1. These appeals arise out of an application made by the appellant under Order XXXIV, Rule 6 of the Code of Civil Procedure, for a money, decree. The first Court passed a decree as prayed. Three appeals were filed in the Court of the District Judge, who held that the application was barred by limitation and for other reasons also was not maintainable. The decree-holder has appealed to this Court. The same questions arise in all three appeals and can be disposed of by one order. The facts are as follows:
On the 13th of September, 1904 the appellant obtained a decree nisi for the sale of mortgaged property. On the 18th of April 1905, an order absolute was made for the sale of the property, but before the sale could take place other persons brought a suit and obtained a decree for possession of the property. That case was disposed of by the Court on the 30th of March 1908. Three days later, i.e., on the 2nd of April 1908, the appellant applied for an order for the sale of the mortgaged property. Notice was issued on the 8th of May 1908. Objections were put in and the Court held that the mortgagor had no rights left in the property, which could be sold. On the 1st of April 1911, the appellant applied for a money-decree under Order XXXIV, Rule 6, with the result already stated.

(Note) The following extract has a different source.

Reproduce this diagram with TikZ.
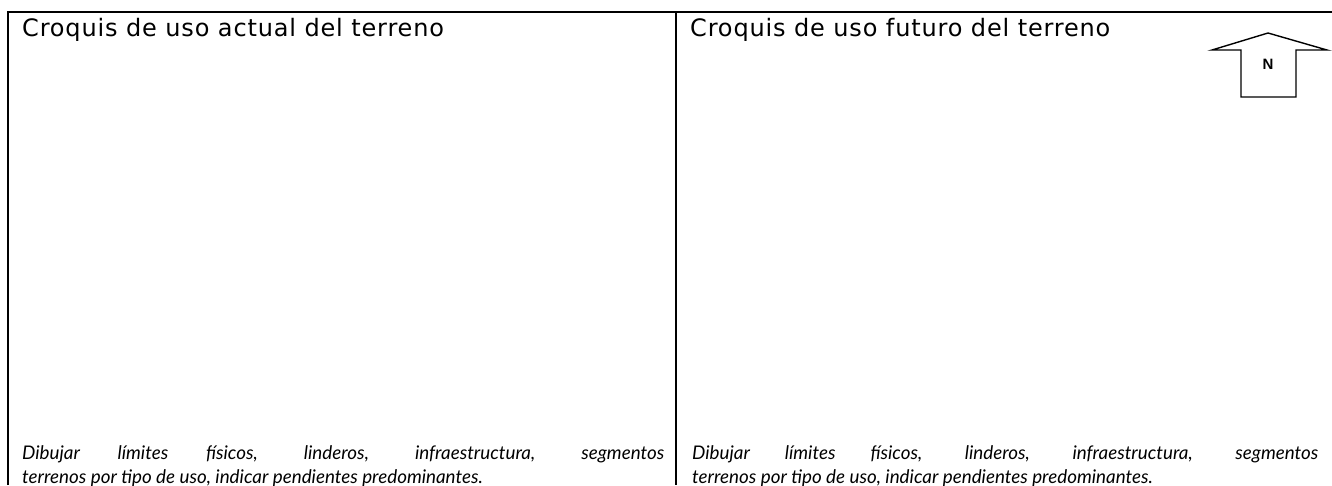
\documentclass[tikz,border=0pt]{standalone}
\usepackage{fontspec}
\setmainfont{Lato}
\newfontfamily\headfont[LetterSpace=3.5]{DejaVu Sans}
\newfontfamily\markfont{Liberation Sans}
\usetikzlibrary{positioning}

\begin{document}
\begin{tikzpicture}[x=1pt,y=-1pt,
        frame/.style={line width=2pt},
        title/.style={anchor=base west,inner sep=0pt,font=\headfont\fontsize{24}{28}\selectfont},
        note/.style={anchor=north west,inner sep=0pt,align=justify,
          font=\fontsize{18.8}{24}\selectfont\itshape}]
        \useasboundingbox (0,0) rectangle (1332,485);
        % table lines
        \draw[frame] (8,485) -- (8,12) -- (1332,12);
        \draw[frame] (676,12) -- (676,485);
        % headings
        \node[title] (t_1) at (22,36) {Croquis de uso actual del terreno};
        \node[title] (t_2) at (690,36) {Croquis de uso futuro del terreno};
        % notes
        \node[note,text width=642pt] (n_1) at (22,445) {Dibujar límites físicos, linderos, infraestructura, segmentos\linebreak terrenos por tipo de uso, indicar pendientes predominantes.};
        \node[note,text width=626pt] (n_2) at (692,445) {Dibujar límites físicos, linderos, infraestructura, segmentos\linebreak terrenos por tipo de uso, indicar pendientes predominantes.};
        % north arrow
        \coordinate (a_tip) at (1268,33);
        \coordinate (a_l) at (1212,50);
        \coordinate (a_r) at (1327,50);
        \draw[line width=1.4pt,line join=miter] (a_l) -- (a_tip) -- (a_r) -- (1296,50) -- (1296,97)
          -- (1241,97) -- (1241,50) -- cycle;
        \node[font=\markfont\fontsize{15}{17}\selectfont\bfseries] (n) at (1268,64) {N};
\end{tikzpicture}
\end{document}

2. There have been several cases in this Court in which it has been held that a mortgagee, decree-holder, may obtain a money-decree under Section 90 of the Transfer of Property Act or under Order XXXIV, Rule 6, where for one reason or another he has been unable to bring to sale the whole of the mortgaged property. See for example, Firbhu Narain Singh v. Amir Singh 29 A. 369 : A.W.N. (1907) 83. Bat, so far as I know, it has never been held by this Court that a mortgagee may obtain a decree for money under either Section 90 or Order XXXIV, Rule 6, where no portion of the mortgaged property has been sold either by the Court or by private treaty. On the contrary, in Parbhu harain Singh v. Baldeo Narain A.W.N. (1907) 69 : 4 A.L.J. 157 : 29 A. 260 Knox, J., held that a mortgagee was not entitled to a decree under Section 90 of the Act where he had been unable to bring the mortgaged property to sale by reason of the fact that it was an occupancy-holding, of which the mortgagor was not the tenant either at the date of the mortgage or at the date of the application under Section 90. It was said of Section 90 of the Transfer of Property Act that it proceeded upon the assumption that a decree for sale had been executed and that the proceeds of the sale held thereunder had proved to be insufficient to pay the amount due to the mortgagee. Order XXXIV, Rule 6, is not word for word the same as Section 90 of the Transfer of Property Act. The opening words of Section 90 were: 'When the net proceeds of any such sale are insufficient'. The opening words of Order XXXIV, Rule 6 are 'When the net proceeds of any such sale are found to be insufficient'. The difference in the language, if anything, supports the view that a sale must take place before a money-decree can be passed. I am not prepared to differ from the decision of Knox, J., in the case above mentioned.
3. In this view, it is unnecessary to consider the question of limitation, but I may observe that it has been held in several cases in this Court that an application for a money-decree of the kind now in question is governed in the matter of limitation by Article 181 of the first Schedule to the Limitation Act, 1908, which corresponds with Article 178 of the second Schedule to the Limitation Act of 1877. Time begins to run against the applicant as soon as his right to apply for a money-decree accrues. As I read Order XXXIV, Rule 6, the right to apply acccrues when the proceeds of the sale are found to be insufficient. As no sale has yet taken place, I cannot hold that the application is barred by limitation.
4. My attention has been drawn by Mr. Nihal Chand, who appears for the appellant, to the decision of Mr. Evans, Judicial Commissioner, in Sheo Din v. Bhnwani Baksh 14 O.C. 62 : 9 Ind. Cas. 752 and to a decision of Pandit Sunder Lal sitting as Additional Judicial Commissioner, of Oudh, which is referred to by Mr. Evans. In both those cases, the mortgagee had applied for the sale of the mortgaged property. In one of them, sale had bean refused on the ground that the mortgagor had no interest in the mortgaged property, and in the other a sale was ordered, but there had been no bid, because the property was very heavily incumbered. On the facts of the latter case, I can understand it being held that there had been in substance a compliance with the law, for it was not the fault of the mortgagee that no one would bid for the property. The decision in the former case, i.e., the case decided by Mr. Evans, is in direct conflict with the decision of Mr. Justice Knox. I think that I should follow the decision of Mr. Justice Knox, and further I am of opinion that Order XXXIV, Rule 6, does not contemplate the passing of a money-decree until the mortgaged property has been put up for sale. For these reasons, I dismiss this appeal with costs including fees on the higher scale.